Robert Emmett Owen 1878–1957
Robert Emmett Owen was a successful artist best known for his Impressionist views of rural landscapes. His color-filled paintings capture the moods and seasonal splendor of the New England countryside.
Owen began his art training at the Drury Academy in his home town of North Adams, Massachusetts. In 1897, he contributed pen and ink drawings to Life Magazine, initiating what would be a long and productive career as an illustrator. He received a scholarship to study at the Eric Pape School of Art in Boston in 1898. Owen achieved further success from his commercial work, selling drawings to the Boston Globe, National Magazine, Brown Brook Magazine, Scribners Magazine, and Harper's Monthly.

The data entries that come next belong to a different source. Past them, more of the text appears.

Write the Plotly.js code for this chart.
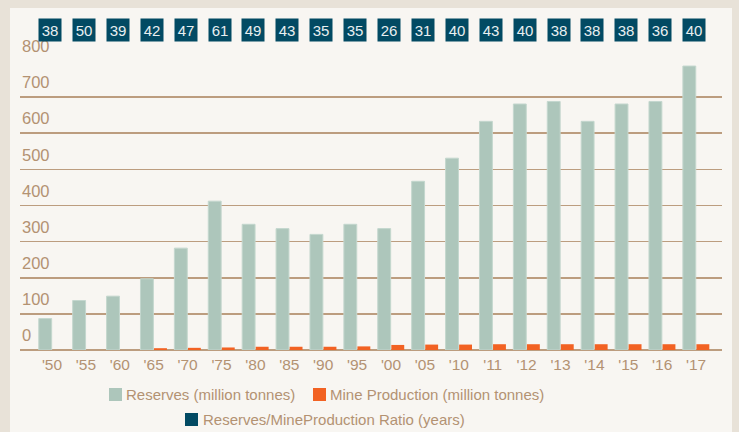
<!DOCTYPE html>
<html>
<head>
<meta charset="utf-8">
<script src="https://cdn.plot.ly/plotly-3.0.1.min.js"></script>
<style>html,body{margin:0;padding:0;background:#e8e2d8;}#chart{width:739px;height:432px;}</style>
</head>
<body>
<div id="chart"></div>
<script>
// ---- data ----
const years = ["'50","'55","'60","'65","'70","'75","'80","'85","'90","'95","'00","'05","'10","'11","'12","'13","'14","'15","'16","'17"];
const reserves = [87,137,149,197,282,412,348,336,320,348,336,467,531,633,681,688,633,681,688,786];
const production = [null,null,null,5,6,7,9,9,9,10,14,15,15,16,16,16,16,16,16,16];
const ratio = [38,50,39,42,47,61,49,43,35,35,26,31,40,43,40,38,38,38,36,40];
const seriesNames = ["Reserves (million tonnes)","Mine Production (million tonnes)","Reserves/MineProduction Ratio (years)"];
const yTicks = [0,100,200,300,400,500,600,700,800];

// ---- styles ----
const cGreen = '#adc6bb', cOrange = '#f26223', cNavy = '#024a63';
const cTan = '#b39272', cGrid = '#bc9d7f';
const FONT = 'Liberation Sans, Arial, sans-serif';
const W = 739, H = 432;
const M = {l:20, r:17, t:61, b:82};
const xp = px => (px - M.l) / (W - M.l - M.r);
const yp = py => (H - M.b - py) / (H - M.t - M.b);

const traces = [
  {type:'bar', name:seriesNames[0], x:years, y:reserves,
   marker:{color:cGreen, line:{color:'#c4d7ce', width:1}}, hoverinfo:'x+y'},
  {type:'bar', name:seriesNames[1], x:years, y:production,
   marker:{color:cOrange, line:{width:0}}, hoverinfo:'x+y'}
];

const annotations = ratio.map((r,i) => ({
  x: years[i], xref:'x', y: yp(30), yref:'paper',
  text: String(r), showarrow:false, xanchor:'center', yanchor:'middle',
  xshift:-2, width:22, height:22, borderpad:0,
  bgcolor:cNavy, font:{family:FONT, size:15, color:'#e8eff1'}
}));

// manual legend
const legendItems = [
  {name:seriesNames[0], color:cGreen, sx:109, sy:388, tx:125, ty:394.5},
  {name:seriesNames[1], color:cOrange, sx:313, sy:388, tx:329, ty:394.5},
  {name:seriesNames[2], color:cNavy, sx:185, sy:413, tx:202, ty:419.5}
];
const shapes = [
  {type:'rect', xref:'paper', yref:'paper', x0:xp(10), x1:xp(732), y0:yp(440), y1:yp(8),
   fillcolor:'#f8f6f2', line:{width:0}, layer:'below'}
];
legendItems.forEach(it => {
  shapes.push({type:'rect', xref:'paper', yref:'paper', x0:xp(it.sx), x1:xp(it.sx+13),
    y0:yp(it.sy+13), y1:yp(it.sy), fillcolor:it.color, line:{width:0}});
  annotations.push({x:xp(it.tx), xref:'paper', y:yp(it.ty), yref:'paper', text:it.name,
    showarrow:false, xanchor:'left', yanchor:'middle', borderpad:0,
    font:{family:FONT, size:15, color:cTan}});
});

const layout = {
  width:W, height:H, margin:M,
  paper_bgcolor:'#e8e2d8', plot_bgcolor:'rgba(0,0,0,0)',
  font:{family:FONT, color:cTan},
  barmode:'group', bargap:0.2, bargroupgap:0.05,
  showlegend:false,
  xaxis:{type:'category', range:[-0.944, 19.764], showgrid:false, zeroline:false, showline:false,
    ticks:'', ticklabelstandoff:3, tickfont:{family:FONT, size:15.5, color:cTan}, fixedrange:true},
  yaxis:{range:[0,800], tickvals:yTicks, ticktext:yTicks.map(String),
    showgrid:true, gridcolor:cGrid, gridwidth:1.7,
    zeroline:true, zerolinecolor:cGrid, zerolinewidth:1.7, showline:false, ticks:'',
    ticklabelposition:'inside top', ticklabeloverflow:'allow', ticklabelshift:-3, ticklabelstandoff:-1,
    tickfont:{family:FONT, size:16.5, color:cTan}, fixedrange:true},
  shapes:shapes, annotations:annotations
};

Plotly.newPlot('chart', traces, layout, {displayModeBar:false, staticPlot:true});
</script>
</body>
</html>
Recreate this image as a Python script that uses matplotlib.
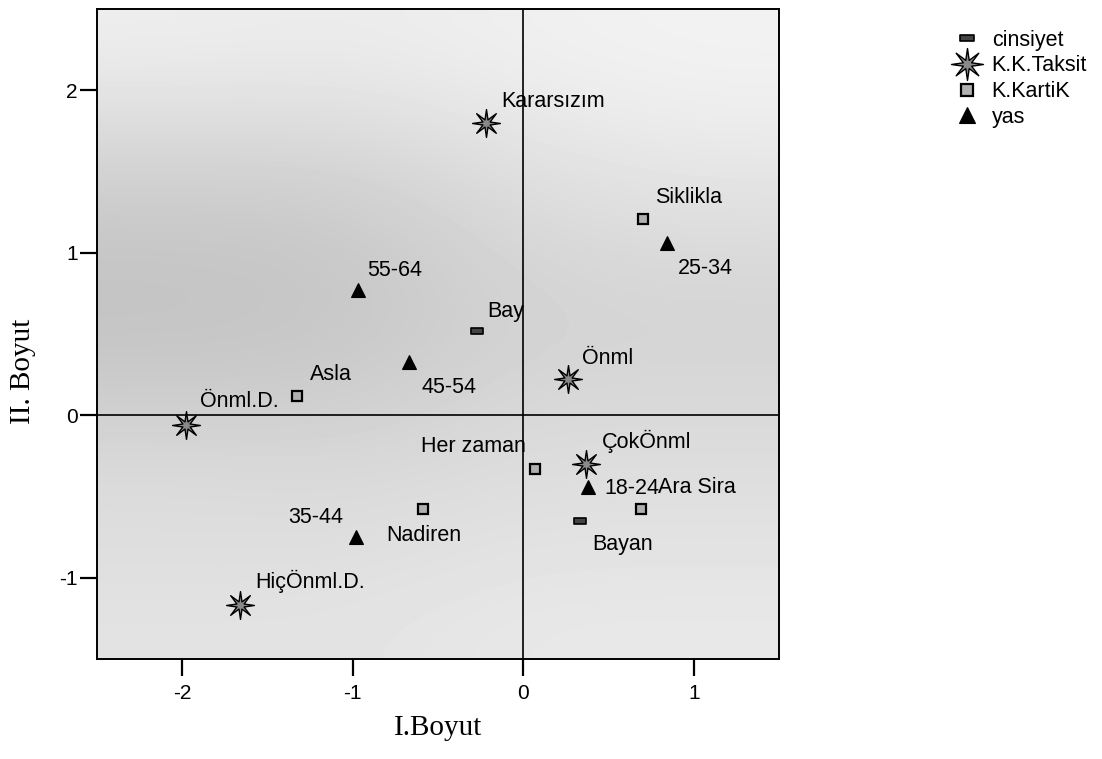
import numpy as np
import matplotlib
matplotlib.use("Agg")
import matplotlib.pyplot as plt
from matplotlib.path import Path

plt.rcParams["font.family"] = ["Liberation Sans", "DejaVu Sans"]

# category points of the correspondence map
cinsiyet_labels = ["Bay", "Bayan"]
cinsiyet_x = [-0.27, 0.33]
cinsiyet_y = [0.52, -0.65]

taksit_labels = ["Kararsızım", "Önml", "ÇokÖnml", "Önml.D.", "HiçÖnml.D."]
taksit_x = [-0.22, 0.26, 0.37, -1.98, -1.66]
taksit_y = [1.80, 0.22, -0.30, -0.06, -1.17]

kartik_labels = ["Siklikla", "Asla", "Her zaman", "Ara Sira", "Nadiren"]
kartik_x = [0.70, -1.33, 0.07, 0.69, -0.59]
kartik_y = [1.21, 0.12, -0.33, -0.58, -0.58]

yas_labels = ["25-34", "55-64", "45-54", "18-24", "35-44"]
yas_x = [0.84, -0.97, -0.67, 0.38, -0.98]
yas_y = [1.06, 0.77, 0.33, -0.44, -0.75]

# text offsets (points) and alignment for each point label
label_offsets = {
    "Bay": (7, 14, "left"), "Bayan": (9, -17, "left"),
    "Kararsızım": (11, 15, "left"), "Önml": (10, 15, "left"),
    "ÇokÖnml": (11, 16, "left"), "Önml.D.": (10, 17, "left"),
    "HiçÖnml.D.": (11, 17, "left"),
    "Siklikla": (9, 15, "left"), "Asla": (10, 15, "left"),
    "Her zaman": (-7, 16, "right"), "Ara Sira": (12, 16, "left"),
    "Nadiren": (1, -19, "center"),
    "25-34": (8, -18, "left"), "55-64": (7, 14, "left"),
    "45-54": (9, -19, "left"), "18-24": (12, -1, "left"),
    "35-44": (-9, 14, "right"),
}

# scanned stipple shading, rough tone map (top row = top of plot)
shade = np.array([
    [0.93, 0.92, 0.94, 0.95],
    [0.87, 0.87, 0.91, 0.93],
    [0.81, 0.81, 0.87, 0.89],
    [0.77, 0.78, 0.84, 0.85],
    [0.77, 0.78, 0.83, 0.83],
    [0.81, 0.81, 0.85, 0.85],
    [0.86, 0.85, 0.87, 0.87],
    [0.87, 0.87, 0.89, 0.89],
    [0.89, 0.89, 0.91, 0.91],
])

fig = plt.figure(figsize=(11.02, 7.59), dpi=100)
ax = fig.add_axes([0.088, 0.132, 0.619, 0.856])
ax.imshow(shade, cmap="gray", vmin=0, vmax=1, extent=(-2.5, 1.5, -1.5, 2.5),
          aspect="auto", interpolation="bicubic", zorder=0)

ax.axhline(0, color="black", lw=1.2, zorder=1)
ax.axvline(0, color="black", lw=1.2, zorder=1)

rect_marker = Path([(-1, -0.45), (1, -0.45), (1, 0.45), (-1, 0.45), (-1, -0.45)],
                   [Path.MOVETO, Path.LINETO, Path.LINETO, Path.LINETO, Path.CLOSEPOLY])
star_marker = Path.unit_regular_star(8, innerCircle=0.28)

groups = [
    ("cinsiyet", cinsiyet_labels, cinsiyet_x, cinsiyet_y,
     dict(marker=rect_marker, markersize=9, markerfacecolor="#444444",
          markeredgecolor="black", markeredgewidth=1.2)),
    ("K.K.Taksit", taksit_labels, taksit_x, taksit_y,
     dict(marker=star_marker, markersize=20, markerfacecolor="#8a8a8a",
          markeredgecolor="black", markeredgewidth=1.0)),
    ("K.KartiK", kartik_labels, kartik_x, kartik_y,
     dict(marker="s", markersize=7, markerfacecolor="#b0b0b0",
          markeredgecolor="black", markeredgewidth=1.6)),
    ("yas", yas_labels, yas_x, yas_y,
     dict(marker="^", markersize=10, markerfacecolor="black",
          markeredgecolor="black", markeredgewidth=0.8)),
]

for name, labels, xs, ys, style in groups:
    ax.plot(xs, ys, linestyle="none", label=name, zorder=3, **style)
    for lab, x, y in zip(labels, xs, ys):
        dx, dy, ha = label_offsets[lab]
        ax.annotate(lab, (x, y), xytext=(dx, dy), textcoords="offset points",
                    ha=ha, va="center", fontsize=15.5, zorder=4)

ax.set_xlim(-2.5, 1.5)
ax.set_ylim(-1.5, 2.5)
ax.set_xticks([-2, -1, 0, 1])
ax.set_yticks([-1, 0, 1, 2])
ax.set_xticklabels(["-2", "-1", "0", "1"])
ax.set_yticklabels(["-1", "0", "1", "2"])
ax.tick_params(direction="out", length=12, width=1.6, labelsize=15)
ax.tick_params(axis="x", pad=6)
ax.tick_params(axis="y", pad=2)
for sp in ax.spines.values():
    sp.set_linewidth(1.4)

ax.set_xlabel("I.Boyut", family="Liberation Serif", fontsize=21, labelpad=9)
ax.set_ylabel("II. Boyut", family="Liberation Serif", fontsize=21)
ax.yaxis.set_label_coords(-0.09, 0.443)

fig.legend(loc="upper left", bbox_to_anchor=(0.853, 0.975), frameon=False,
           fontsize=15.5, labelspacing=0.22, handlelength=1.5,
           handletextpad=0.4, borderpad=0, numpoints=1, markerscale=1.15)

fig.savefig("out.png", dpi=100)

In 1901, Owen moved to New York and continued his training at the Art Students League, the Chase School, and the National Academy of Design. Among his instructors were Frederick Mulhaupt and Leonard Ochtman. In New York, Owen became aware of the art of leading American Impressionists and began to create works that reflected the influence of Willard Metcalf, J. Alden Weir, and Childe Hassam.
After nine years in New York, Owen moved to Bagnall, Connecticut in order to paint landscape subjects directly. In the period that followed, he exhibited at the Greenwich Society of Artists, the National Academy of Design, and the Connecticut Academy of Fine Arts.
His work was well liked by critics and the public, and he received a number of important commissions from private clients for both murals and oils. Owen returned to New York in 1920 and opened a gallery on Madison Avenue, called the Robert Emmett Owen New England Landscape Gallery. The gallery was closed at the start of World War II after a successful 21 years. Owen died in 1957.